Following up on yesterday’s column about corporate spending, I saw that John Coates (Harvard Law School) and Taylor Lincoln (Public Citizen) have published a study of the relationship between voluntary disclosure of political spending and company value (summary here). In short, after applying a bunch of controls, they find that companies with voluntary disclosure policies have price-to-book values that are 7.5 percent higher than companies that don’t.

Citing earlier research, they also say, “among the S&P 500 – which accounts for 75 percent of the market capitalization of publicly traded companies in the U.S. – firms active in politics, whether through company-controlled political action committees, registered lobbying, or both, had lower price/book ratios than industry peers that were not politically active.”

Of course, the causality could run either way, and Coates and Lincoln are not claiming that voluntary disclosure in itself makes a company more valuable.
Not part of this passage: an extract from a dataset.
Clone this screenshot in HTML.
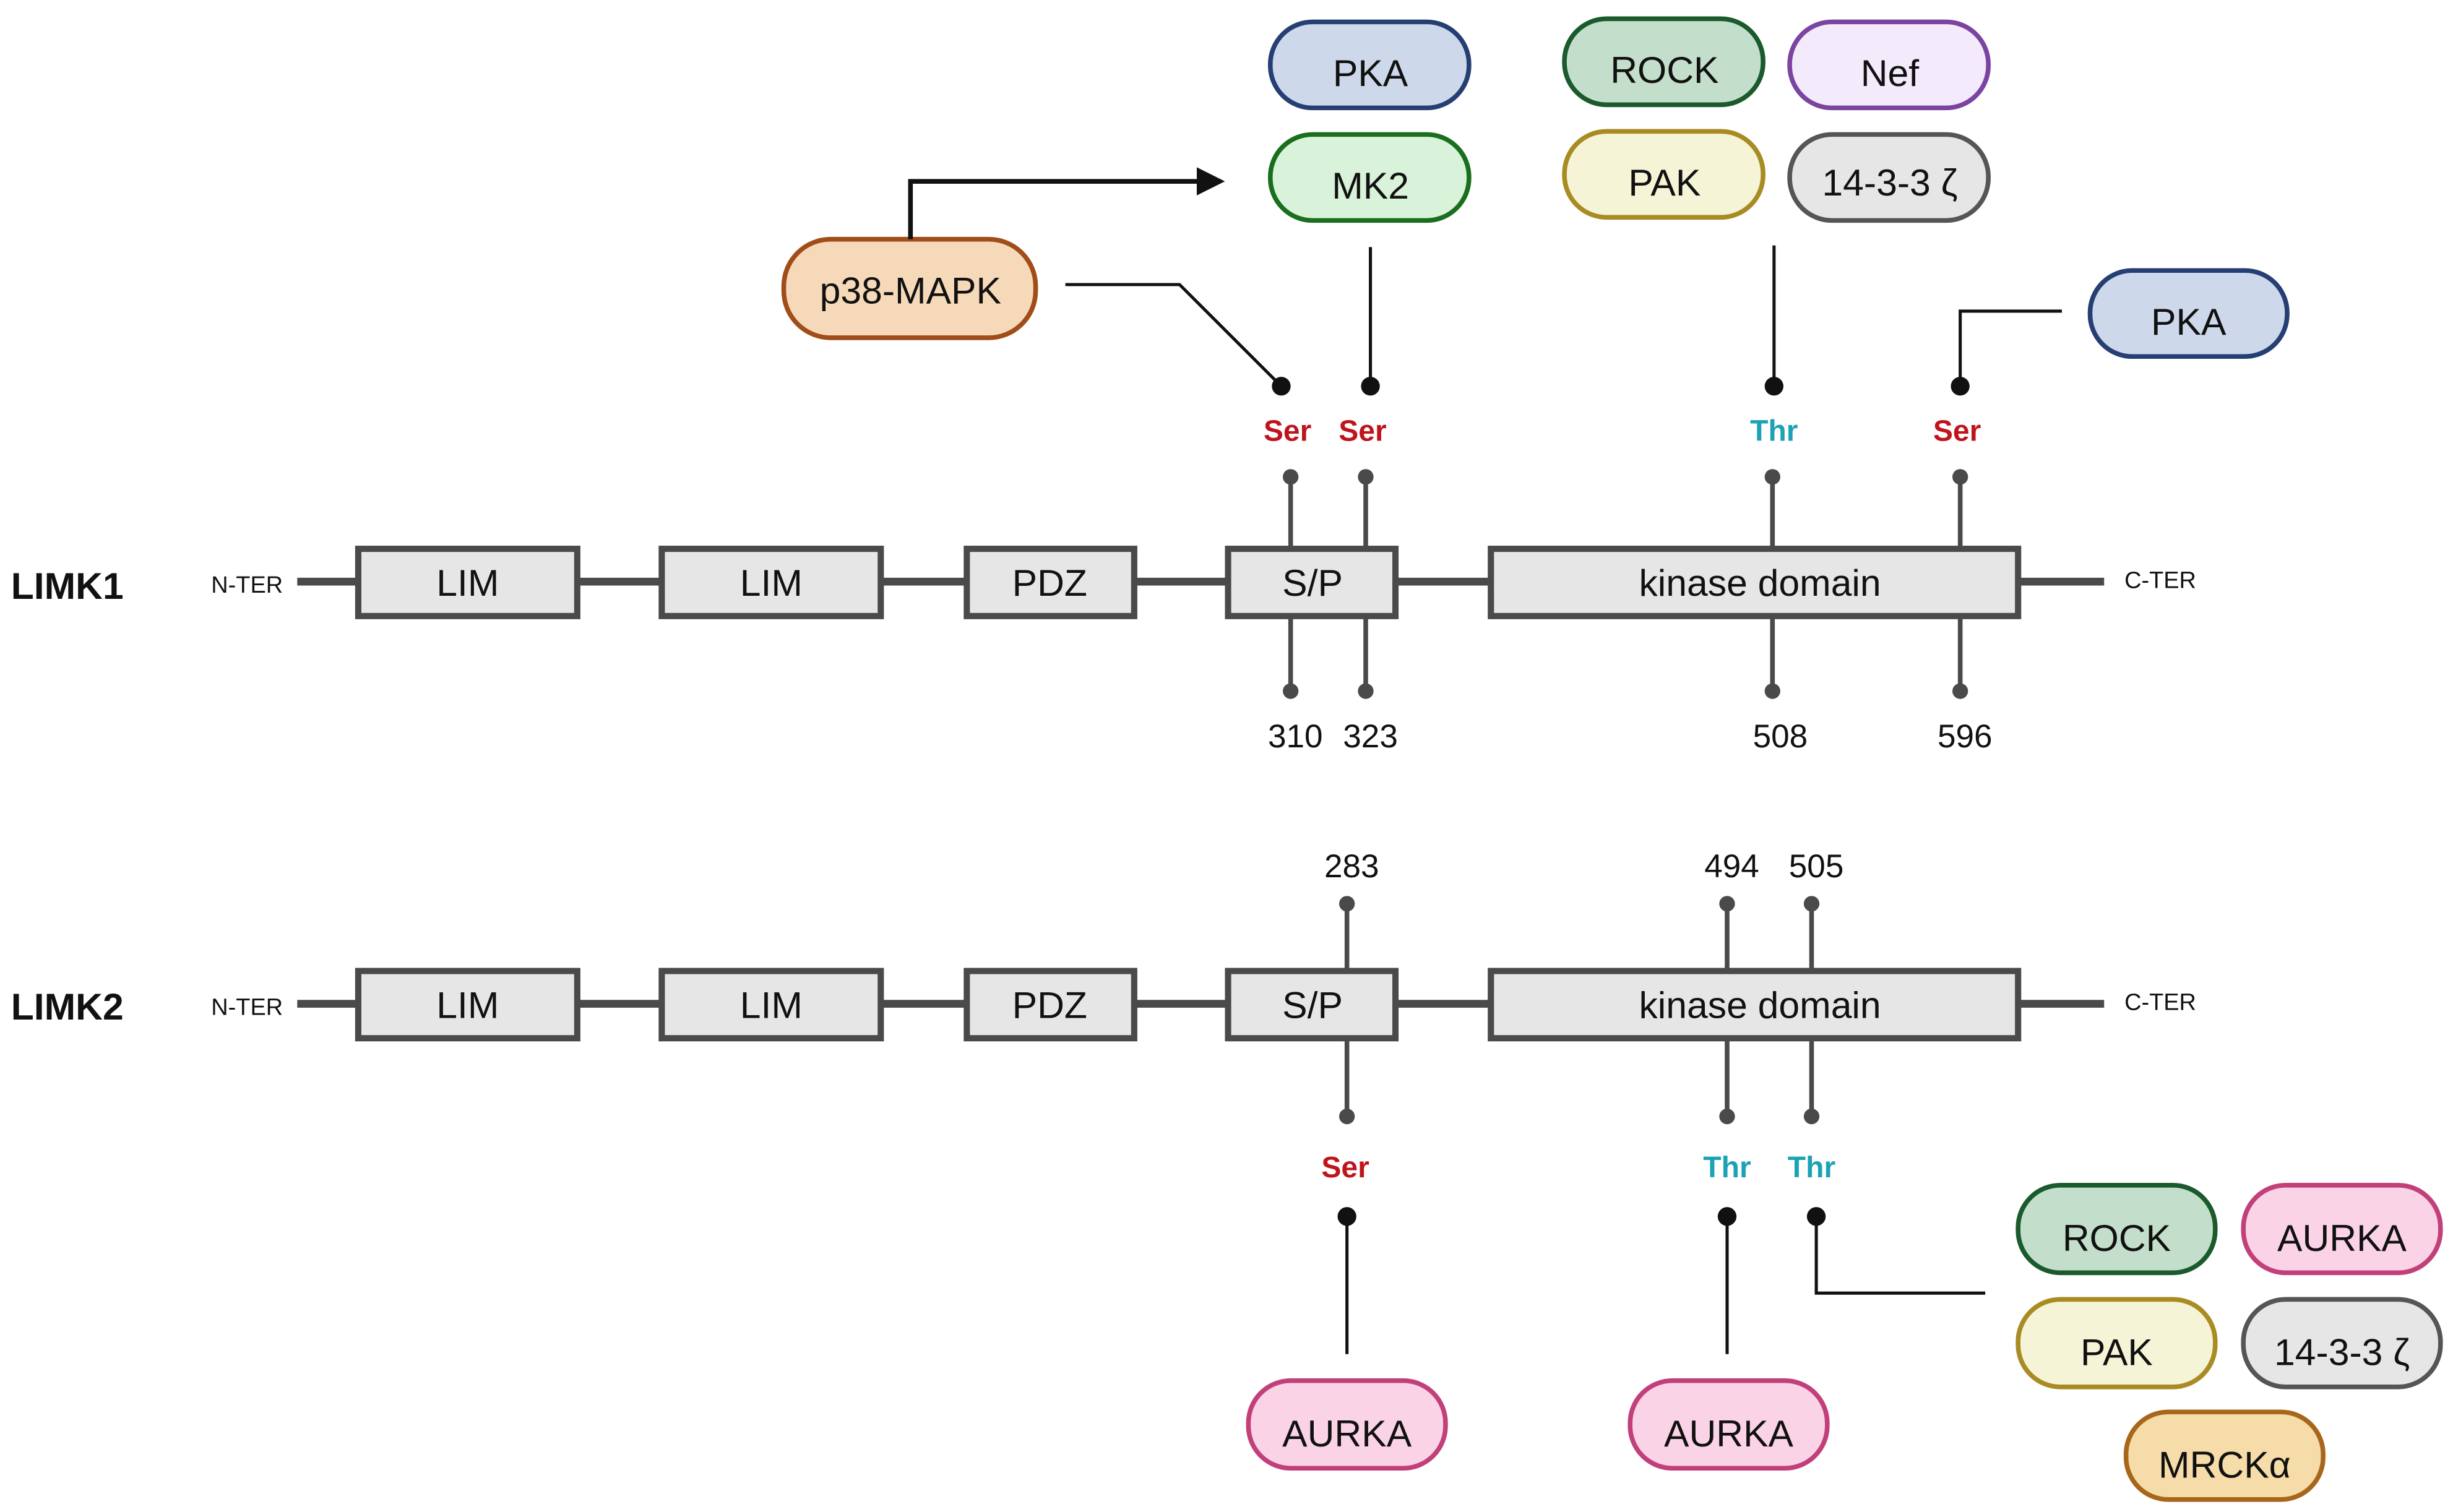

Disclosure policies make it less likely the CEO will blow company money on her pet political projects, and so it stands to reason that companies that are better governed in general—and hence more valuable—are more likely to have such policies. But it certainly implies that disclosure policies are not going to bankrupt the Great American Corporation.

A Constitutional Amendment?

In the wake of the Supreme Court’s decision in Citizens United to expand the ability of corporations* to pay for election-related communications, prominent law professor Lawrence Lessig is calling for a constitutional amendment to protect elections from the influence of money. The text of the proposed amendment isn’t done yet, but the goal is to protect Congress from the influence of money.

Lessig’s argument is simple: Congress is fundamentally (though, thanks to the Supreme Court, legally) corrupt, and most people think it is corrupt, which makes it hard for elected majorities to effect change and also undermines people’s faith in their government. Commenting on Citizens United, he said, “The surprise, and in my view, real cause for concern, however, was how little weight the Court gave to the central purpose of any fair election law: the purpose to protect the institutional integrity of the democratic process. That value seemed invisible to this Court, as if we didn’t now live in a democracy in which the vast majority has lost faith in their government.” Since the Court’s preferred stick for blocking campaign finance reform is the First Amendment, the only thing that can stop them is a new amendment.